Begin Source excerpt

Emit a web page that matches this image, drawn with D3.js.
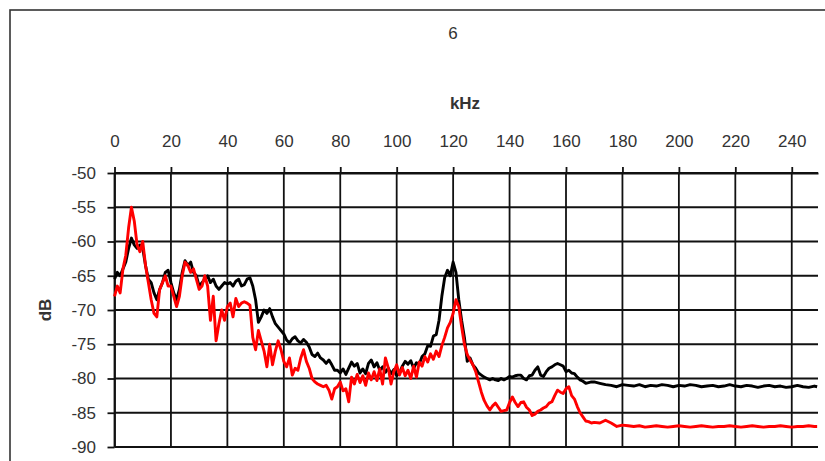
<!DOCTYPE html>
<html>
<head>
<meta charset="utf-8">
<script src="https://cdn.jsdelivr.net/npm/d3@7"></script>
<style>
    html, body { margin: 0; padding: 0; background: #fff; }
    svg { display: block; font-family: "Liberation Sans", Arial, sans-serif; }
    .tick text { font-size: 17px; fill: #333; }
    .grid-line { stroke: #111; stroke-width: 1.8; }
    .axis path, .axis line { stroke: #111; stroke-width: 1.8; }
</style>
</head>
<body>
<div class="d3-graph"></div>
<script>
// chart values
var chartTitle = '6';
var xTitle = 'kHz';
var yTitle = 'dB';

var xTicks = [0, 20, 40, 60, 80, 100, 120, 140, 160, 180, 200, 220, 240];
var yTicks = [-50, -55, -60, -65, -70, -75, -80, -85, -90];

// frequency (kHz) of each sample
var freq = [
    0, 1, 2, 3, 4, 5, 6, 7, 8, 9, 10, 11, 12, 13, 14, 15, 16, 17, 18, 19,
    20, 21, 22, 23, 24, 25, 26, 27, 28, 29, 30, 31, 32, 33, 34, 35, 36, 37, 38, 39,
    40, 41, 42, 43, 44, 45, 46, 47, 48, 49, 50, 51, 52, 53, 54, 55, 56, 57, 58, 59,
    60, 61, 62, 63, 64, 65, 66, 67, 68, 69, 70, 71, 72, 73, 74, 75, 76, 77, 78, 79,
    80, 81, 82, 83, 84, 85, 86, 87, 88, 89, 90, 91, 92, 93, 94, 95, 96, 97, 98, 99,
    100, 101, 102, 103, 104, 105, 106, 107, 108, 109, 110, 111, 112, 113, 114, 115, 116, 117, 118, 119,
    120, 121, 122, 123, 124, 125, 126, 127, 128, 129, 130, 131, 132, 133, 134, 135, 136, 137, 138, 139,
    140, 141, 142, 143, 144, 145, 146, 147, 148, 149, 150, 151, 152, 153, 154, 155, 156, 157, 158, 159,
    160, 161, 162, 163, 164, 165, 166, 167, 168, 169, 170,
    172, 174, 176, 178, 180, 182, 184, 186, 188, 190, 192, 194, 196, 198, 200, 202, 204, 206, 208, 210,
    212, 214, 216, 218, 220, 222, 224, 226, 228, 230, 232, 234, 236, 238, 240, 242, 244, 246, 248, 249
];

// black trace (dB)
var blackDb = [
    -65.5, -64.5, -65, -64, -63, -61, -59.5, -60.5, -61, -60.5,
    -61, -63.5, -65.5, -66, -67.5, -68.5, -67, -66, -64.5, -64.2,
    -66, -67.5, -68.5, -67, -64.5, -62.8, -63.5, -63, -64.5, -65,
    -66.5, -66, -65.5, -65, -66, -65.5, -66.5, -67, -66.5, -66,
    -66.2, -66, -66.5, -65.8, -65.5, -66.5, -66.3, -65.5, -65.3, -66.5,
    -68.5, -71.8, -71, -70, -70.5, -69.8, -71, -72, -72.5, -73,
    -73.5, -74.4, -74.8, -74.2, -73.9, -74.5, -74.8, -74.3, -74.7, -75.4,
    -76.5, -76.8, -76.3, -77, -77.3, -77.8, -77.3, -78, -78.8, -78.8,
    -79.2, -78.6, -79.4, -78.5, -77.6, -78.2, -77.8, -79.2, -78.6, -79.3,
    -77.8, -77.3, -78.3, -77.7, -78.8, -78.3, -79.1, -78.5, -79.3, -78.7,
    -79.6, -79.2, -78.2, -77.5, -77.9, -77.4, -78.5, -77.7, -77.9, -76.8,
    -76.4, -75.2, -75.3, -73.8, -73.6, -71.5, -68, -65.3, -64.2, -65,
    -63, -64.5, -68.5, -71.5, -74, -77.5, -77, -78, -78.5, -79.2,
    -79.5, -79.8, -80, -80.2, -80, -80.2, -80.3, -80, -80.2, -80,
    -79.7, -79.8, -79.6, -79.5, -79.5, -80, -80.2, -79.6, -79.5, -78.8,
    -78.3, -79.5, -79.7, -79, -78.5, -78.3, -78, -77.8, -78, -78.2,
    -79, -78.8, -79.2, -79.3, -79.8, -80.2, -80.4, -80.7, -80.6, -80.5,
    -80.5,
    -80.7, -80.9, -81.0, -81.2, -80.9, -81.0, -81.1, -80.9, -81.2, -81.0,
    -81.1, -80.9, -81.0, -81.2, -81.0, -81.1, -80.9, -81.0, -81.2, -81.1,
    -81.0, -81.2, -81.1, -80.9, -81.1, -81.2, -81.0, -81.1, -81.3, -81.1,
    -81.0, -81.2, -81.1, -81.3, -81.2, -81.0, -81.2, -81.3, -81.1, -81.2
];

// red trace (dB)
var redDb = [
    -68, -66.5, -67.5, -64, -62, -58, -55, -57, -60.5, -61.5,
    -60, -63.5, -66, -68.5, -70.5, -71, -67, -66, -65, -66.5,
    -66.5, -68, -69.5, -68, -65, -63, -63.5, -64.5, -64, -65.5,
    -67, -66.5, -65, -66.5, -71.5, -68, -74.5, -72, -70, -71.5,
    -69.5, -69, -71, -68.3, -69.5, -69, -68.8, -69, -69.3, -74,
    -75.8, -73, -74.5, -76, -78.3, -75, -78, -76, -74.5, -75.8,
    -77.5, -78.3, -77, -79.5, -78.5, -78.8, -77, -75.8, -77.5, -78.5,
    -80, -80.5, -80.8, -81, -81.2, -81, -81.7, -83, -81.5, -81.2,
    -80.5, -81.8, -81.5, -83.4, -79.8, -80.8, -79.4, -80.6, -79.6, -81,
    -79.2, -80.2, -79, -80.3, -78.6, -80.8, -77, -78.4, -80.8, -79,
    -78, -79.5, -78.4, -79.6, -78.8, -80, -78.2, -79.8, -77.6, -78.2,
    -76.8, -77.6, -76.4, -77.2, -76, -76.8, -75.2, -74, -72.6, -71.8,
    -70.5, -68.5, -69.5, -72.4, -75, -76.5, -77.3, -78, -79, -80.5,
    -82, -83.2, -84, -84.6, -84, -83.6, -84.2, -84.8, -84.7, -84.6,
    -83.5, -82.7, -83.5, -84.1, -83.5, -83.4, -84.2, -84.6, -85.4, -85.2,
    -84.8, -84.6, -84.3, -84.1, -83.6, -83.4, -82.5, -81.7, -82, -82.2,
    -81.5, -81.2, -82.5, -83, -84.1, -85, -85.6, -86.2, -86.3, -86.5,
    -86.4,
    -86.5, -86.1, -86.5, -87.0, -86.8, -86.9, -87.0, -86.9, -87.1, -87.0,
    -86.9, -87.0, -87.1, -87.0, -86.9, -87.0, -87.1, -87.0, -86.9, -87.0,
    -87.1, -87.0, -87.0, -86.9, -87.0, -87.1, -87.0, -86.9, -87.0, -87.1,
    -87.0, -87.0, -86.9, -87.0, -87.1, -87.0, -87.0, -86.9, -87.0, -87.0
];

(function () {
    "use strict";

    var width = 825, height = 461;
    var plot = { left: 114.5, right: 818, top: 173, bottom: 447 };

    var svg = d3.select('.d3-graph').append('svg')
        .attr('width', width)
        .attr('height', height);

    // chart area frame (runs off the right and bottom of the picture)
    svg.append('rect')
        .attr('x', 10).attr('y', 10)
        .attr('width', 830).attr('height', 470)
        .attr('fill', 'none')
        .attr('stroke', '#333')
        .attr('stroke-width', 1.6);

    var x = d3.scaleLinear().domain([0, 249.3]).range([plot.left, plot.right]);
    var y = d3.scaleLinear().domain([-50, -90]).range([plot.top, plot.bottom]);

    // plain hyphen for negative labels, like the original
    var fmt = function (d) { return String(d); };

    // grid
    svg.append('g').selectAll('line.h')
        .data(yTicks)
        .enter().append('line')
        .attr('class', 'grid-line')
        .attr('x1', plot.left).attr('x2', plot.right)
        .attr('y1', function (d) { return y(d); })
        .attr('y2', function (d) { return y(d); });

    svg.append('g').selectAll('line.v')
        .data(xTicks)
        .enter().append('line')
        .attr('class', 'grid-line')
        .attr('x1', function (d) { return x(d); })
        .attr('x2', function (d) { return x(d); })
        .attr('y1', plot.top).attr('y2', plot.bottom);

    // axes
    var xAxis = d3.axisTop(x).tickValues(xTicks).tickFormat(fmt)
        .tickSizeInner(6).tickSizeOuter(0).tickPadding(20);
    svg.append('g')
        .attr('class', 'x axis')
        .attr('transform', 'translate(0,' + plot.top + ')')
        .call(xAxis);

    var yAxis = d3.axisLeft(y).tickValues(yTicks).tickFormat(fmt)
        .tickSizeInner(7).tickSizeOuter(0).tickPadding(11.5);
    svg.append('g')
        .attr('class', 'y axis')
        .attr('transform', 'translate(' + plot.left + ',0)')
        .call(yAxis);

    svg.selectAll('.axis text').attr('font-family', null).attr('font-size', null);

    // traces
    var line = d3.line()
        .x(function (d) { return x(d[0]); })
        .y(function (d) { return y(d[1]); });

    var series = [
        { color: '#000000', values: d3.zip(freq, blackDb) },
        { color: '#ff0000', values: d3.zip(freq, redDb) }
    ];

    svg.selectAll('.trace')
        .data(series)
        .enter().append('path')
        .attr('class', 'trace')
        .attr('fill', 'none')
        .attr('stroke', function (d) { return d.color; })
        .attr('stroke-width', 2.9)
        .attr('stroke-linejoin', 'round')
        .attr('d', function (d) { return line(d.values); });

    // titles
    svg.append('text')
        .attr('x', 453).attr('y', 39)
        .attr('text-anchor', 'middle')
        .attr('font-size', 17)
        .attr('fill', '#333')
        .text(chartTitle);

    svg.append('text')
        .attr('x', 465).attr('y', 109)
        .attr('text-anchor', 'middle')
        .attr('font-size', 17)
        .attr('font-weight', 'bold')
        .attr('fill', '#333')
        .text(xTitle);

    svg.append('text')
        .attr('transform', 'translate(51,310) rotate(-90)')
        .attr('text-anchor', 'middle')
        .attr('font-size', 17)
        .attr('font-weight', 'bold')
        .attr('fill', '#333')
        .text(yTitle);
})();
</script>
</body>
</html>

End Source excerpt

Task details: Return only the lines running from the top of the data to the line that holds "-80, -85, -90];". Include both of those lines, but skip the pictures.

Response to the task:
Emit a web page that matches this image, drawn with D3.js.
<!DOCTYPE html>
<html>
<head>
<meta charset="utf-8">
<script src="https://cdn.jsdelivr.net/npm/d3@7"></script>
<style>
    html, body { margin: 0; padding: 0; background: #fff; }
    svg { display: block; font-family: "Liberation Sans", Arial, sans-serif; }
    .tick text { font-size: 17px; fill: #333; }
    .grid-line { stroke: #111; stroke-width: 1.8; }
    .axis path, .axis line { stroke: #111; stroke-width: 1.8; }
</style>
</head>
<body>
<div class="d3-graph"></div>
<script>
// chart values
var chartTitle = '6';
var xTitle = 'kHz';
var yTitle = 'dB';

var xTicks = [0, 20, 40, 60, 80, 100, 120, 140, 160, 180, 200, 220, 240];
var yTicks = [-50, -55, -60, -65, -70, -75, -80, -85, -90];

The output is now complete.